J’ai d’abord entendu parler de lui par plusieurs amis communs amateurs de jardinage (en mode éloge ou maître à penser).
J’ai même découvert son jardin avant de le rencontrer, car il se trouve que sa compagne, Fanette Sicard, a eu la belle idée d’y organiser quelques expositions collectives d’artistes. J’avais trouvé très agréable cette idée de fusionner les notions de potager et de jardin d’agrément, avec des tables installées entre les carrés de légumes et des tableaux accrochés aux arbres, posés dans l’herbe, suspendus au grillage du poulailler ou à la haie sèche.
J’avais en même temps repéré dans ce jardin quelques expérimentations qui m’avaient intriguée, comme la “fagotière”.
Quant à son activité de maître-composteur, je n’en mesurais pas complètement la portée. Dans mon idée, le compost n’était rien de plus que ce tas de végétaux en décomposition, au fond du jardin familial, qu’on alimente par les épluchures de la cuisine. Ou peu s’en faut…

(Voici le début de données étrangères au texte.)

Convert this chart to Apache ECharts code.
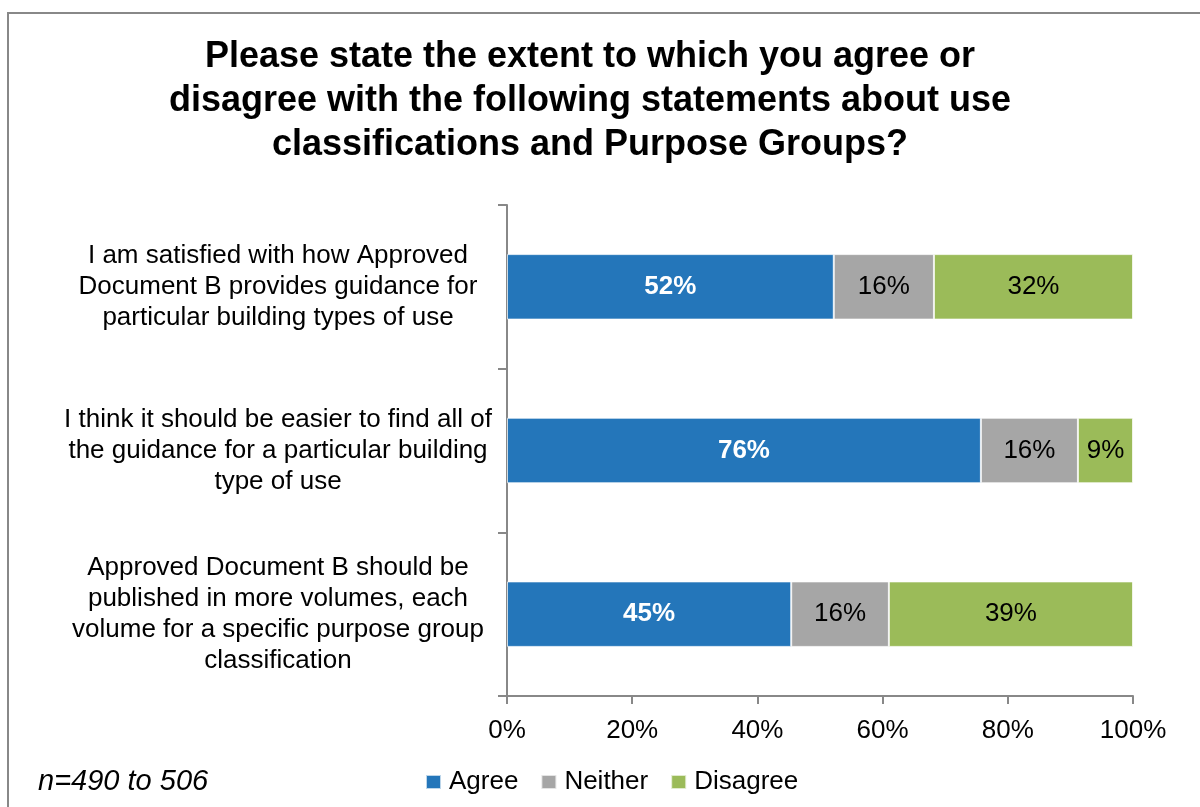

Jusqu’à ce que les hasards de la navigation sur les réseaux sociaux me fasse tomber sur cette tribune de Pierre qui m’en a fait comprendre un peu mieux les enjeux. Et m’a donné envie de ce reportage.
Au finale, la rencontre a été largement aussi riche que ce que j’en attendais. Cela donne un article un peu long mais qui vaut la peine d’être lu jusqu’au bout (spoil : ça parle de fraises mais sans doute pas comme vous l’espérez).
Un peu long, donc, mais après tout, c’est les vacances, vous avez du temps…
Marie-Pierre
Les principaux points à retenir
- Pierre Feltz a été le tout premier maître composteur dans notre région. A ce titre, il a formé tous les agents du Valtom chargés du développement du compostage et il accueille en formation, venant de toute la France, aussi bien des agents de collectivités, de structures publiques ou privées souhaitant mettre en place un projet autour des biodéchets.
- Aujourd’hui, ce métier s’est énormément développé. Comme le met en avant Pierre dans ses formations, le compostage touche à des enjeux beaucoup plus vastes, qui vont de la gestion du tri à la préservation de la ressource en eau, en passant par la vie des sols ou par une conception du jardinage “au naturel”, à repenser complètement pour beaucoup d’agents des espaces verts.
- Pierre appuie ses formations sur son savoir-faire de jardinier : dans son jardin d’Yronde-et-Buron, il expérimente de nombreuses techniques – respectueuses du vivant – mais aussi des nouvelles cultures et associations de culture, etc. Avec beaucoup de curiosité, d’humilité, mais aussi avec beaucoup de plaisir.
- Selon lui, les 17 millions de jardiniers amateurs (pour la France) ont un rôle non négligeable à jouer dans la réponse aux enjeux environnementaux. Ils ont aussi beaucoup de questions à se poser, d’habitudes à changer, d’expérimentations à mener pour s’adapter au changement climatique et pour contribuer à l’atténuer.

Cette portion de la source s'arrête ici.